I am looking through the label options and there are a couple hundred choices. To get 4 per sheet, which I assume you do, what is the product code you use? I really don't have a couple hours to spend looking through every label option to find the one you all use.

Help a brother out.

Thanks

Troy


----------



## Runningwolf (Feb 10, 2010)

8164 six to a page


----------



## arcticsid (Feb 10, 2010)

Thanks man. the rest of the program is great, just as simple as working in MS Word or Publisher.

This is a great choice for the average label maker.

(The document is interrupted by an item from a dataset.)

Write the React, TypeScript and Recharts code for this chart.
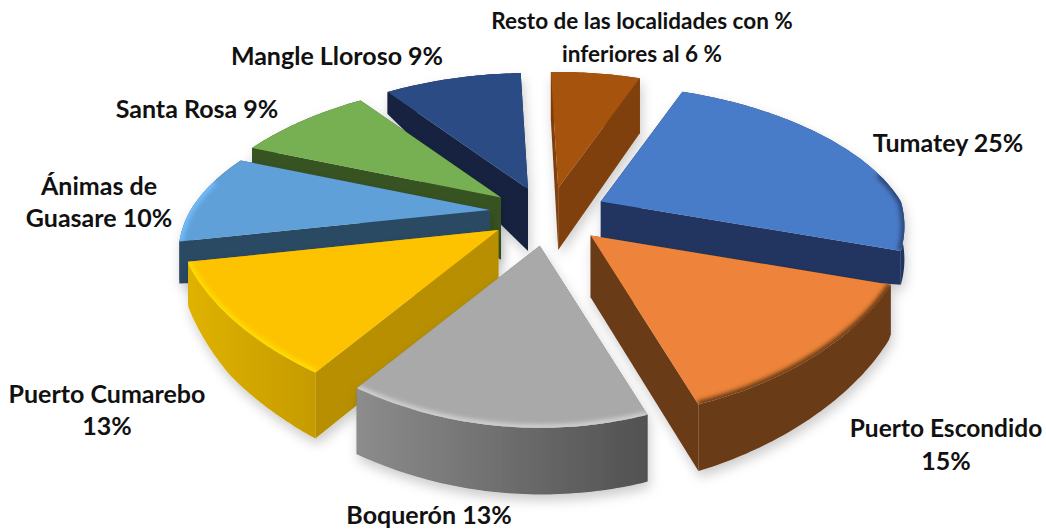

I am getting ready to take a line of spice mixes to market and have been playing aroun with it a bit on another size format.


----------



## deboard (Feb 10, 2010)

The avery software is good, I have used it in linux under WINE. I may actually use it for the labels once my wife gets the picture she likes. I'll just import it in and print 6 to a page.


----------



## St Allie (Feb 10, 2010)

arcticsid said:


> Thanks man. the rest of the program is great, just as simple as working in MS Word or Publisher.
> 
> This is a great choice for the average label maker.
> 
> I am getting ready to take a line of spice mixes to market and have been playing aroun with it a bit on another size format.



how about adding the pics of your spice mix labels and product, into the food section Troy?

Allie


----------



## arcticsid (Feb 10, 2010)

I will indeed G, as soon as I get the one i feel is presentable. One of the ones I am making is a Creole/Caun Seasoning. Gonna call it Dynamite Dust. I have made it before and it is quite good, pretty spicy, but oh so good!

I'll sure keep you updated.


----------



## deboard (Feb 12, 2010)

If you're comfortable with OpenOffice, I found a couple of links with label templates:

http://smalldataproblem.org/ooextras/downloads/labels/
http://www.worldlabel.com/Pages/openoffice-template.htm

OpenOffice is a free alternative to Microsoft Office. It gets better with each release in my opinion, and works in windows, linux, mac. 

http://www.openoffice.org

Download the main program from the link above.


----------



## mainecr (Feb 17, 2010)

excel, 6 to a sheet in landscape, cut and stik with a glue stick


----------